One of the problems with gRPC is that web browsers don't speak it natively. So, you end up with a proxy that transforms gRPC into REST just to support your web clients. But apparently tRPC is an RPC framework over REST. It might be worth looking into, but I don't know anything about it.

True , but ... it's easy to connect a browser using grpc-web to tonic. "Proxy" always sounds a bit like an additional running process but it's actually just a thin middleware in the tower ecosystem. It works perfectly and you can open two ports for grpc as well as http to serve both through one server.

I implemented it with actix here GitHub - ConSol/grpc-petshop-rs: Showcasing minimalistic full-stack project using gRPC with a Rust backend and a Browser frontend., but in the meantime I like axum much more and it's the same idea. It generates the interface code. Changing the contract will automatically update the code.

It's actually nice to see this exists now (it didn't when I was testing the waters with gRPC in 2019/2020). gRPC-Web itself still doesn't support streaming, though^[1]. That might matter to your application (it was a dealbreaker for us at the time).

Tonic also didn't have reflection protocol support back then, and I kind of wonder how usable it is in practice (we would have needed it, ugh, for reasons).
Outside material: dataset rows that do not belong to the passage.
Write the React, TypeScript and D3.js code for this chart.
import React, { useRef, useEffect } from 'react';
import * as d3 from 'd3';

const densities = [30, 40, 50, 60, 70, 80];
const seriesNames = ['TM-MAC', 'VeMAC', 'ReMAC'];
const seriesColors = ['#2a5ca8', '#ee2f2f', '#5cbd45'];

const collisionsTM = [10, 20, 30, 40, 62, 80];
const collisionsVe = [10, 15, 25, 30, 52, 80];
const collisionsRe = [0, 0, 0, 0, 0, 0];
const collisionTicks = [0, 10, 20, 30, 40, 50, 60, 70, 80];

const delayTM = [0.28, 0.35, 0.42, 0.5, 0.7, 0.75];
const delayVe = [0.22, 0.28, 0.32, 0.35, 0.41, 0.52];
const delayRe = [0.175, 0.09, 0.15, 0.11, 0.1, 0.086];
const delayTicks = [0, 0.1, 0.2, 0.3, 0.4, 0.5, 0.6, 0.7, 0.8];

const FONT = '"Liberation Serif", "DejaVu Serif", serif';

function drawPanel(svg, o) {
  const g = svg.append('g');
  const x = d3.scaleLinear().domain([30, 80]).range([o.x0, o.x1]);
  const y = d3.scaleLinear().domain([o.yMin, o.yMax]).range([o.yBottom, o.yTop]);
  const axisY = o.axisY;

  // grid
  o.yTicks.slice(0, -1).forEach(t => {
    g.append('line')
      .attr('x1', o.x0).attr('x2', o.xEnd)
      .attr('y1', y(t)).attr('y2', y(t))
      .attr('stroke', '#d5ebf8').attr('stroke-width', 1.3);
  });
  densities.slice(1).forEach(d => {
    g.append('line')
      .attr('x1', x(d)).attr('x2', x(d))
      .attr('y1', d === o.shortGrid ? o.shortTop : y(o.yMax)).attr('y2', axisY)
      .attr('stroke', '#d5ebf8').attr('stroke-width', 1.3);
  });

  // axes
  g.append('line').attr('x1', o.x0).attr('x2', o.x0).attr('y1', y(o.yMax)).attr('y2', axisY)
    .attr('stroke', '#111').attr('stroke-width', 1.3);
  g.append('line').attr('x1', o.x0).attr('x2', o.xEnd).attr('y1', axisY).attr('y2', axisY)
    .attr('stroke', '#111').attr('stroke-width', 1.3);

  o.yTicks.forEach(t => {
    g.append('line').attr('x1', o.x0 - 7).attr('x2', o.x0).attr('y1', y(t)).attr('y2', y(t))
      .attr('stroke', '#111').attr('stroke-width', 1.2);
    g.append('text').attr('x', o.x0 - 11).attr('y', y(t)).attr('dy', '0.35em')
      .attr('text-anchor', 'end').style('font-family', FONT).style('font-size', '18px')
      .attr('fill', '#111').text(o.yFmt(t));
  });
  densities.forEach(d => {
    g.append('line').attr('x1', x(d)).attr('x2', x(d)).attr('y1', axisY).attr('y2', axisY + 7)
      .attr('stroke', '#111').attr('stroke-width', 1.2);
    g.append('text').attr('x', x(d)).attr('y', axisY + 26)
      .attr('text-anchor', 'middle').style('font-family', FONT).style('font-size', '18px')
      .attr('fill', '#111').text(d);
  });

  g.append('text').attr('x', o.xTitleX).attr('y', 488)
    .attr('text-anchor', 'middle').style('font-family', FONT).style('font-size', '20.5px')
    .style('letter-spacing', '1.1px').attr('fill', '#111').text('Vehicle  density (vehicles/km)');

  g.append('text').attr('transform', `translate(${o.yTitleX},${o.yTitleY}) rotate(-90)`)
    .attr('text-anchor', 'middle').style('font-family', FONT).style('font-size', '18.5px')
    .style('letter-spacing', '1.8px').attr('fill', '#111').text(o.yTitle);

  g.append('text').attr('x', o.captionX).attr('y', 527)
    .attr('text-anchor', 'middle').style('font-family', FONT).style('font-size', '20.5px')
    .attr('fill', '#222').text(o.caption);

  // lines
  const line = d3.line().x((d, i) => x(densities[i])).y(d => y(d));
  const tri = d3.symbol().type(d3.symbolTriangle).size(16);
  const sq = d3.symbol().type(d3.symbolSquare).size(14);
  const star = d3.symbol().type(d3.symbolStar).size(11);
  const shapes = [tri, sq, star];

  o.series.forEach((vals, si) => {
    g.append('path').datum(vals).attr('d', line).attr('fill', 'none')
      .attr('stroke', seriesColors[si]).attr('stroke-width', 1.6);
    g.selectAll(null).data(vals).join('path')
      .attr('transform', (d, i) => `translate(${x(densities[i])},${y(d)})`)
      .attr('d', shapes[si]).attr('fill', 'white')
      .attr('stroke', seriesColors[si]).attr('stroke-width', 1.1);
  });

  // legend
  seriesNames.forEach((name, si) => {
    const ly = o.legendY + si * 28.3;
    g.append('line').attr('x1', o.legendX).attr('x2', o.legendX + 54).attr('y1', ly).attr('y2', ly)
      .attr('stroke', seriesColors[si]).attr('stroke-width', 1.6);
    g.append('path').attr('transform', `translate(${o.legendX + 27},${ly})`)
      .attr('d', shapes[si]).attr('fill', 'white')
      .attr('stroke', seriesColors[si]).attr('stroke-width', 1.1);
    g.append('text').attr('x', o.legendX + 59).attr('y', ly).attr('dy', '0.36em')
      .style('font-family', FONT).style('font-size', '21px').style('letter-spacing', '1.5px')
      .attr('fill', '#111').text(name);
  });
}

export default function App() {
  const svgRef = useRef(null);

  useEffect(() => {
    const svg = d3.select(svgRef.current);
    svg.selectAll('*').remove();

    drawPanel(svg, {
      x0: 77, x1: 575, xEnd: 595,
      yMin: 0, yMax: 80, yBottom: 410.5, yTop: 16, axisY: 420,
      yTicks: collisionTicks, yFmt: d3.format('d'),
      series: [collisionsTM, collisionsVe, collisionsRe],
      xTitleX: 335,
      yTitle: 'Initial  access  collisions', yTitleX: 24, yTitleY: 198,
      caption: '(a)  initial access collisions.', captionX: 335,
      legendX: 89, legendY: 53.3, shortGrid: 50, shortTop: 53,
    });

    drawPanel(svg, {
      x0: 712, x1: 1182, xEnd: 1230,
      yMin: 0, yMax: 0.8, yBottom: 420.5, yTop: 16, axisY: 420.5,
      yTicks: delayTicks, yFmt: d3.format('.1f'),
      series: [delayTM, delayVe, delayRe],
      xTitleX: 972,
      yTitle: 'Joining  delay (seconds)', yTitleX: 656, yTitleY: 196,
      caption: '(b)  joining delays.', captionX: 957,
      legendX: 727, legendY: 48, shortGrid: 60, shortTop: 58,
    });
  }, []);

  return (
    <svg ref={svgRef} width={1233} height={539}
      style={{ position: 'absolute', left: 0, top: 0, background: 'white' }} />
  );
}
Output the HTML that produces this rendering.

I think it's still a good fit for some use cases.
_{(Just be aware of what you are buying. ^{[2] [3]})}

1. I guess they can't decide on WebSocket semantics or something? We have the technology, that isn't what's holding it up. The "least common denominator" argument it pretty weak, IMHO. Might as well be arguing in favor of supporting HTTP/1.0, or heck "HTTP/0.9" user agents... https://github.com/grpc/grpc-web/blob/master/doc/streaming-roadmap.md ↩︎

2. Introducing DRPC: Our Replacement for gRPC ↩︎

3. https://www.redhat.com/architect/when-to-avoid-grpc ↩︎

@claytonwramsey - thank you for this pointer. In the end, after some further analysis, this is exactly what I was looking for. I've marked this as answer.